>>>
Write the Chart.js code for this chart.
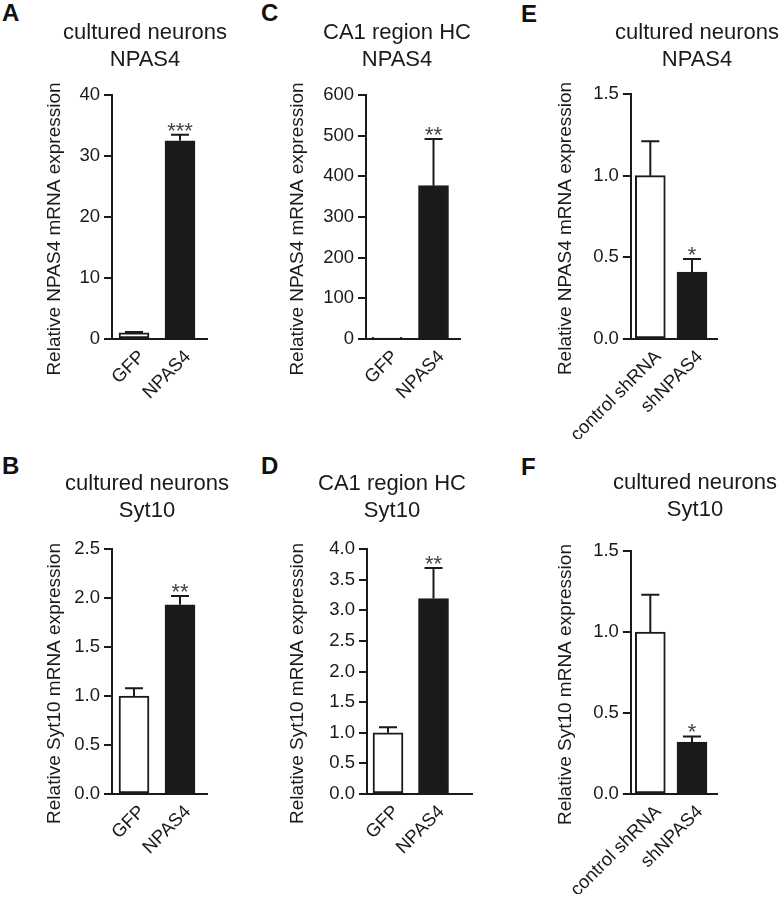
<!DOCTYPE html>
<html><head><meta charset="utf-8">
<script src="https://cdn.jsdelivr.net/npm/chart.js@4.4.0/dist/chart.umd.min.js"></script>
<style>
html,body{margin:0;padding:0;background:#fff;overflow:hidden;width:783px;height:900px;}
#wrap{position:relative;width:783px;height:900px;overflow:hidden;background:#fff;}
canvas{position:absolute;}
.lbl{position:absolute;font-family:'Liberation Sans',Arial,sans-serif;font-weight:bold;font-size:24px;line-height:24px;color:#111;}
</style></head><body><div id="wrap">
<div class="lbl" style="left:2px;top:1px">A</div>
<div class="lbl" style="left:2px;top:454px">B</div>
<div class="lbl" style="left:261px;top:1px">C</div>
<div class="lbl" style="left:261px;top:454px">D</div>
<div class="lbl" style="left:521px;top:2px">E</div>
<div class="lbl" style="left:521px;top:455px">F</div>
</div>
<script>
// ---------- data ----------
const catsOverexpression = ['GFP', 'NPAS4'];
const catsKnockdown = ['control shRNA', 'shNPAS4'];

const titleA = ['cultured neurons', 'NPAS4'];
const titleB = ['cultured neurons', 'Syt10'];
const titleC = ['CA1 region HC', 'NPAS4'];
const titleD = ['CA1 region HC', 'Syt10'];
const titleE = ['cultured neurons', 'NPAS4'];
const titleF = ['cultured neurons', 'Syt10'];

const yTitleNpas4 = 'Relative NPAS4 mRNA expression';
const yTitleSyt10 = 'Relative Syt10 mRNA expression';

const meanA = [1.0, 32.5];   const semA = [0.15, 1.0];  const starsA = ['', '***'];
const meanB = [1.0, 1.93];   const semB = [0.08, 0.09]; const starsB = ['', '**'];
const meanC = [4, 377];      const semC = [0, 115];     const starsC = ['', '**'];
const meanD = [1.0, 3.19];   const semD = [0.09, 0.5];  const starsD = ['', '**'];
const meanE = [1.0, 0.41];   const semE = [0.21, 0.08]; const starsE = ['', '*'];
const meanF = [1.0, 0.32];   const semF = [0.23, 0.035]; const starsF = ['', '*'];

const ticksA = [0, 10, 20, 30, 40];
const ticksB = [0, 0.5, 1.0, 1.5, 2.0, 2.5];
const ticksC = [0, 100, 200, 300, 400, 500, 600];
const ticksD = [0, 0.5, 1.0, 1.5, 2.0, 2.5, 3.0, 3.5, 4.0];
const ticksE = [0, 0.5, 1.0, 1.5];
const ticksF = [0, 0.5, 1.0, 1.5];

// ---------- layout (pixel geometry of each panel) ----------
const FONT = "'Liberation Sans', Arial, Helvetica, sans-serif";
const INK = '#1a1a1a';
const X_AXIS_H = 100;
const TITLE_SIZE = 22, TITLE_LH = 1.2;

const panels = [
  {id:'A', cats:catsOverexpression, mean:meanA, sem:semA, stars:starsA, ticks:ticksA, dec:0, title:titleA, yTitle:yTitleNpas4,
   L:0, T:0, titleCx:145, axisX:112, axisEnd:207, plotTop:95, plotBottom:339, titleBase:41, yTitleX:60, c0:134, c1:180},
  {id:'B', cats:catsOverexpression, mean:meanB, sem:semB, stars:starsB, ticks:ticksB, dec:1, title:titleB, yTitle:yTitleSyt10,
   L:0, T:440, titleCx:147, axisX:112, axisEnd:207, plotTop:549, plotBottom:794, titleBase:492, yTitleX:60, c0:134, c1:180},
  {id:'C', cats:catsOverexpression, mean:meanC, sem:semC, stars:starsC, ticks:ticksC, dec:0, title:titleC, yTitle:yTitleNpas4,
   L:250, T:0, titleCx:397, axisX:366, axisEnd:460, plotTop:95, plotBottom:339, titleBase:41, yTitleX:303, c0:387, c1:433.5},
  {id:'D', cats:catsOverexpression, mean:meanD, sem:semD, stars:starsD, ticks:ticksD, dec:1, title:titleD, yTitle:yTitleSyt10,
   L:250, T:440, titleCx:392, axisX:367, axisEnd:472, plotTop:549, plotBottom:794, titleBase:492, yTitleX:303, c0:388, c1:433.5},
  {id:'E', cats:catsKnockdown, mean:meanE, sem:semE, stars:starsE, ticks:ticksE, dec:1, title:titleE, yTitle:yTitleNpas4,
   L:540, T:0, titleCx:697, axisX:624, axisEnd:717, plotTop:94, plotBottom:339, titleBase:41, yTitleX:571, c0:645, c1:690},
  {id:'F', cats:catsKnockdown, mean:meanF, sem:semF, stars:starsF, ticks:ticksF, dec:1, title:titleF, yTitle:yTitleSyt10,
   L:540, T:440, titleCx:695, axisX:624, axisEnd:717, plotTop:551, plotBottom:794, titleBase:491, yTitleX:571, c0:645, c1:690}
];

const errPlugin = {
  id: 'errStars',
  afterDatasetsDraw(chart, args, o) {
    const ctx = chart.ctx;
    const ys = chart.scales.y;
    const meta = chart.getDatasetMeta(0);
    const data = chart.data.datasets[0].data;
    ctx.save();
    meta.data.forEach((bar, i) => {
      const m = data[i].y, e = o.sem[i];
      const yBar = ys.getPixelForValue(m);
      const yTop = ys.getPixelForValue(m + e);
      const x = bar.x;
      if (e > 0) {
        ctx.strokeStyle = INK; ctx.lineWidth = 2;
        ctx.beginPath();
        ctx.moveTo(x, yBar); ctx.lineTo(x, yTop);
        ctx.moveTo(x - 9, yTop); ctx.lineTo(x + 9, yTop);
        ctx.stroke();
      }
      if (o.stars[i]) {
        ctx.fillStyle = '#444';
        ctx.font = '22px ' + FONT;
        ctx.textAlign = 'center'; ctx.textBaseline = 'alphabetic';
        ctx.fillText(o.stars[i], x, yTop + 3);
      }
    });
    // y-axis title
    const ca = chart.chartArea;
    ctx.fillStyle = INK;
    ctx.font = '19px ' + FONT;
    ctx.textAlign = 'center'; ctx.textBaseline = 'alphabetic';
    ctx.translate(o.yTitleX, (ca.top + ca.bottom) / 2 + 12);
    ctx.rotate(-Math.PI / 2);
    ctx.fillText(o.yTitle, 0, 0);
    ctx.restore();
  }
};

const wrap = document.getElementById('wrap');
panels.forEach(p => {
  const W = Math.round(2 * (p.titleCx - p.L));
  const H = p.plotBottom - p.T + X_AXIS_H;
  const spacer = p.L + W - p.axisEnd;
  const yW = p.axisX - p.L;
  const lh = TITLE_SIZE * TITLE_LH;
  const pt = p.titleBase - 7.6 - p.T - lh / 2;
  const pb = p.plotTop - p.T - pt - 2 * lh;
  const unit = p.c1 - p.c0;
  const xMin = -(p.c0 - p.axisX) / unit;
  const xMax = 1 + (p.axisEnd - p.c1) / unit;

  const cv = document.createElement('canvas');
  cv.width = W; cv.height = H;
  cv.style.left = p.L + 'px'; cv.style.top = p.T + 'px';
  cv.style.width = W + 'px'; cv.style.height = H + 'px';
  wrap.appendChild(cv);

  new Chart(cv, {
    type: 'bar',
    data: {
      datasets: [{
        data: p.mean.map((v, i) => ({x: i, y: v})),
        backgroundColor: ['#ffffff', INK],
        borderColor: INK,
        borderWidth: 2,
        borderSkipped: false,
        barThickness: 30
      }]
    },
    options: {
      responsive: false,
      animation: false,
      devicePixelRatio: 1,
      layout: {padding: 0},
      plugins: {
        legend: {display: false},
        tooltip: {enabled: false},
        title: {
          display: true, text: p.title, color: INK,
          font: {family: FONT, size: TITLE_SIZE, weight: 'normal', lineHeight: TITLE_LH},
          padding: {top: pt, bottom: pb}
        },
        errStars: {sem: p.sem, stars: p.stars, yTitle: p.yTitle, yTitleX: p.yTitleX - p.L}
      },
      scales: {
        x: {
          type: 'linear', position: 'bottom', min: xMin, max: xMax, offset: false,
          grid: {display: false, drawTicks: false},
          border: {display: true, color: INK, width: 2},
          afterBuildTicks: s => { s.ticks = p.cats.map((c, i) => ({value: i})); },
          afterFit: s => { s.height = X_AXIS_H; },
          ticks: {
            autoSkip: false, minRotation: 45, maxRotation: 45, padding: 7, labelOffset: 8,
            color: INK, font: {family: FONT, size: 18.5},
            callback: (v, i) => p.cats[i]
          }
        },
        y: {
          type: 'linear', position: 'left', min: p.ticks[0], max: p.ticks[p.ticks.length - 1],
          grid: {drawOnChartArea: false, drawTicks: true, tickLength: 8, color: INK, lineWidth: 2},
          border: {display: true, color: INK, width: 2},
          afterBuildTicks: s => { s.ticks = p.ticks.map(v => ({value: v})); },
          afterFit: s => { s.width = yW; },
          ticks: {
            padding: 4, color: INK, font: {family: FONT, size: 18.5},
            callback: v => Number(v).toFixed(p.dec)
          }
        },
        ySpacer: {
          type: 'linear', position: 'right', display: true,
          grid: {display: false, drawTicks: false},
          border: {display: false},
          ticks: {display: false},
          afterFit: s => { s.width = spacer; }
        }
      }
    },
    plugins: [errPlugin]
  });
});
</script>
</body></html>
<<<
Repeat only what lies between the start of the data and the end of the line containing "const yTitleSyt10 = 'Relative", exactly, with pictures left out.

Write the Chart.js code for this chart.
<!DOCTYPE html>
<html><head><meta charset="utf-8">
<script src="https://cdn.jsdelivr.net/npm/chart.js@4.4.0/dist/chart.umd.min.js"></script>
<style>
html,body{margin:0;padding:0;background:#fff;overflow:hidden;width:783px;height:900px;}
#wrap{position:relative;width:783px;height:900px;overflow:hidden;background:#fff;}
canvas{position:absolute;}
.lbl{position:absolute;font-family:'Liberation Sans',Arial,sans-serif;font-weight:bold;font-size:24px;line-height:24px;color:#111;}
</style></head><body><div id="wrap">
<div class="lbl" style="left:2px;top:1px">A</div>
<div class="lbl" style="left:2px;top:454px">B</div>
<div class="lbl" style="left:261px;top:1px">C</div>
<div class="lbl" style="left:261px;top:454px">D</div>
<div class="lbl" style="left:521px;top:2px">E</div>
<div class="lbl" style="left:521px;top:455px">F</div>
</div>
<script>
// ---------- data ----------
const catsOverexpression = ['GFP', 'NPAS4'];
const catsKnockdown = ['control shRNA', 'shNPAS4'];

const titleA = ['cultured neurons', 'NPAS4'];
const titleB = ['cultured neurons', 'Syt10'];
const titleC = ['CA1 region HC', 'NPAS4'];
const titleD = ['CA1 region HC', 'Syt10'];
const titleE = ['cultured neurons', 'NPAS4'];
const titleF = ['cultured neurons', 'Syt10'];

const yTitleNpas4 = 'Relative NPAS4 mRNA expression';
const yTitleSyt10 = 'Relative Syt10 mRNA expression';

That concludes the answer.